LGBT Lobby: Thanks Be to HUD

November 24th, 2011 8:27 AM

Every week, it seems the Obama administration is granting another favor to the "LGBT" community, but the D.C. gay magazine Metro Weekly is especially thankful this November for obscure HUD Secretary Shaun Donovan for becoming the Cabinet's most pronounced gay-marriage advocate.

Chris Geidner reported "U.S. Housing and Urban Development Secretary Shaun Donovan became the first sitting cabinet secretary to announce support for marriage equality, saying on Nov. 15 that he 'absolutely'' supports marriage equality in an exclusive interview with Metro Weekly."

He was on a roll after honoring the T in LGBT:

Following his keynote speech at the eighth annual National Center for Transgender Equality Awards Ceremony, Donovan made his marriage comments at the Mayflower Hotel at the end of an interview focused on the agency's advancements towards ending anti-LGBT discrimination in housing.

Asked about this summer's passage of marriage equality in New York, Donovan says, ''I was enormously proud to be a New Yorker on the day that it passed. I actually worked for Andrew Cuomo when he was Housing Secretary. I worked for Mike Bloomberg who has been a constant supporter of the law – what is now law.''

He talked about how the law's passage had affected those around him, saying, ''So many friends that I know were able to achieve a dream the day that law passed. And so many neighbors.

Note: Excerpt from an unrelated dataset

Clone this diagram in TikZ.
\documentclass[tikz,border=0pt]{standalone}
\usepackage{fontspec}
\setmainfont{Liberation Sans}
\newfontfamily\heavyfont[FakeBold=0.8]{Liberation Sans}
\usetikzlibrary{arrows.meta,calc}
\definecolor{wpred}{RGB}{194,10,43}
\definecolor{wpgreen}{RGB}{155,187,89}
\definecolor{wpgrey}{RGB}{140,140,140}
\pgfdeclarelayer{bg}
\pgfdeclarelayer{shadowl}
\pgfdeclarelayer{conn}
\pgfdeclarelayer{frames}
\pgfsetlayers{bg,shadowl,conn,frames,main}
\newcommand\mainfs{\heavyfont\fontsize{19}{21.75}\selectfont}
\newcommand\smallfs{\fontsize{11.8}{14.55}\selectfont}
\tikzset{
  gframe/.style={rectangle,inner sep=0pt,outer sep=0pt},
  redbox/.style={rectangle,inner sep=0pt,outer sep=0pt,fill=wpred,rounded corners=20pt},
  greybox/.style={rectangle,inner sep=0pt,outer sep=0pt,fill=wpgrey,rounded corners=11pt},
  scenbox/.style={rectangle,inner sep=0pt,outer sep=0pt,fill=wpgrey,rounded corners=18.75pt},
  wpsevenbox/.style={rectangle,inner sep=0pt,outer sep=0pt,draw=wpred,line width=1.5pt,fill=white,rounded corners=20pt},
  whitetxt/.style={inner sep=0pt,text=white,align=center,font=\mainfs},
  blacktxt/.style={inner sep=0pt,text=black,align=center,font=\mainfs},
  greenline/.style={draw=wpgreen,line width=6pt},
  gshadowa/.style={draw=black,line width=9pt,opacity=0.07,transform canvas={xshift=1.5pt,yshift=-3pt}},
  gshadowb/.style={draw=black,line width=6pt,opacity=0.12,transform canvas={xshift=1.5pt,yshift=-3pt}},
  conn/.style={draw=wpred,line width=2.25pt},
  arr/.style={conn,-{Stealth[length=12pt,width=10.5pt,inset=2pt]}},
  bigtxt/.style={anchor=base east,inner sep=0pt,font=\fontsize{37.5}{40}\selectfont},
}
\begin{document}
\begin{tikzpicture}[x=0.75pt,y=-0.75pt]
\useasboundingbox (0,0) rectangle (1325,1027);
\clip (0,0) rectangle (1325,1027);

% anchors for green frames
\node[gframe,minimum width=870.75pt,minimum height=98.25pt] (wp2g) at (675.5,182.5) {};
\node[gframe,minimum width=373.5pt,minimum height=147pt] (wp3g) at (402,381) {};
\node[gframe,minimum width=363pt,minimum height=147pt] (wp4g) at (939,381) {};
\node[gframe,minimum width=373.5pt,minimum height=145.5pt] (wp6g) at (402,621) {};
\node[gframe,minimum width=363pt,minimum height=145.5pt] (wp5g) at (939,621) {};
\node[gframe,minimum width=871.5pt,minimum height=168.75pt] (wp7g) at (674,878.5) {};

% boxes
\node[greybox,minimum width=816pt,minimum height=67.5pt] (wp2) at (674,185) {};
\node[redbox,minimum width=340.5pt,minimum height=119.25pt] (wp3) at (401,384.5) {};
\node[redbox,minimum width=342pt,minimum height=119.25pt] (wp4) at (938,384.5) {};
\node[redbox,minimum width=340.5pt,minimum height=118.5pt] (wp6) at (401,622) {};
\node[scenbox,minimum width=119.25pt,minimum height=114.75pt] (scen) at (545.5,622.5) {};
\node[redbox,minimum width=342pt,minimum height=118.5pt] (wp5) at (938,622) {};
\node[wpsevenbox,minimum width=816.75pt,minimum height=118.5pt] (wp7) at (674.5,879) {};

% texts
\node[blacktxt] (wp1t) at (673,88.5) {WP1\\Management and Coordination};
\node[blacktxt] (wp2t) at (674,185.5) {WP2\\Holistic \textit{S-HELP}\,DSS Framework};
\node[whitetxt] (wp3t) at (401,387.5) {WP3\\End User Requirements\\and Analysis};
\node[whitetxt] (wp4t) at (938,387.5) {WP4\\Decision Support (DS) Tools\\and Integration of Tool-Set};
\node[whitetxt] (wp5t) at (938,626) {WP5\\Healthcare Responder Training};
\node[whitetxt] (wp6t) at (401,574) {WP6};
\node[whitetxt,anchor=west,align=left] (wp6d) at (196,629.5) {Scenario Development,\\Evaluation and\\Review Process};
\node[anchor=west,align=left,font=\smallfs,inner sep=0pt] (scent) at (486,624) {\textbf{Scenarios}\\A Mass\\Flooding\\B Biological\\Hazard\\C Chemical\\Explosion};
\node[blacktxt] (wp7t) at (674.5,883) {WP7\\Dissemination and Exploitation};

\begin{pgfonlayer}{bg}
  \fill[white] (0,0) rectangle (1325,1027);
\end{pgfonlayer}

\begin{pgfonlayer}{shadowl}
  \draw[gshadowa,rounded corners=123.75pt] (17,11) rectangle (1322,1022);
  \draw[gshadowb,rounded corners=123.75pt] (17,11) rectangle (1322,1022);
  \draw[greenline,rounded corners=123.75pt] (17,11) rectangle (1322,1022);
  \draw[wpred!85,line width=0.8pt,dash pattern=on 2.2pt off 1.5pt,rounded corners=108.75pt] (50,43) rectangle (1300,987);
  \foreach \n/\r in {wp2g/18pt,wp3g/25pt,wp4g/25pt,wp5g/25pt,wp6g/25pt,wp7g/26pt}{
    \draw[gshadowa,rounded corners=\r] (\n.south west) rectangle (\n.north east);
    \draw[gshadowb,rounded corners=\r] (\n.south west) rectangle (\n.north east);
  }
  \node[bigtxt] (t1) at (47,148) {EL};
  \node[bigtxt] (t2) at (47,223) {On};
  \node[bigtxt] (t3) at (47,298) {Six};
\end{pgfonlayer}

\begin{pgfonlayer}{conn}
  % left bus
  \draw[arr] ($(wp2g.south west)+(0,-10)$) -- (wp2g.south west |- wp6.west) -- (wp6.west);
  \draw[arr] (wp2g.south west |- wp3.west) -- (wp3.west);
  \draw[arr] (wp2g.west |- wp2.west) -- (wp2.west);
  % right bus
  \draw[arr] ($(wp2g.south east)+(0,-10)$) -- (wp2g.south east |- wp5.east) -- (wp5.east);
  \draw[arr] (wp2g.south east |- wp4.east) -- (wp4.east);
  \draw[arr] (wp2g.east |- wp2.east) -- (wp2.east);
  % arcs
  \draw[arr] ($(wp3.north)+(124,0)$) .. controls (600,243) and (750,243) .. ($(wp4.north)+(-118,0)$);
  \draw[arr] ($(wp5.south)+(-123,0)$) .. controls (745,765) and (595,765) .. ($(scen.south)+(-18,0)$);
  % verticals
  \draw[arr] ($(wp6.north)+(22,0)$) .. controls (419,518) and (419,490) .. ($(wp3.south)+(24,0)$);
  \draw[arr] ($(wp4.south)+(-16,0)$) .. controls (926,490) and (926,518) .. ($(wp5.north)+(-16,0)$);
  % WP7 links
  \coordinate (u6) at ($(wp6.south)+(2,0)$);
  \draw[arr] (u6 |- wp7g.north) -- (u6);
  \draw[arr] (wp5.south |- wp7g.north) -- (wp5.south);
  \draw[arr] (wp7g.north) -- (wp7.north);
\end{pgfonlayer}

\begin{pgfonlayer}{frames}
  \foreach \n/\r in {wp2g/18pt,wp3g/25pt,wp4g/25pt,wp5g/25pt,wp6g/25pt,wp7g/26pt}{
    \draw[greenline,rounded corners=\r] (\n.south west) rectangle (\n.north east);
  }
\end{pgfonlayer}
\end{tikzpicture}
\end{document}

''It made me proud to be a New Yorker – not enough to get me to move back. We've got more work to do in the Obama administration in a second term.''

Asked if that included marriage equality, Donovan confirmed it did, saying, ''Like marriage equality.''

Geidner and the gay community still have hope for Hillary Clinton:

Although Donovan is the first cabinet secretary to announce his position in support of marriage equality, Secretary of State Hillary Rodham Clinton called the New York vote ''historic'' at an LGBT pride month reception co-hosted by the State Department and Gays and Lesbians in Foreign Affairs Agencies (GLIFAA) on June 27.

Saying the vote ''gives such visibility and credibility to everything that so many of you have done over so many years,'' Clinton later noted how senators in New York spoke about family members impacted by restrictions on same-sex marriage and said, ''[F]rom their own personal connections and relationships, they began to make the larger connection with somebody else's niece or nephew or grandchild and what that family must feel like.''

Her husband, former President Bill Clinton, and daughter, Chelsea, are marriage equality supporters.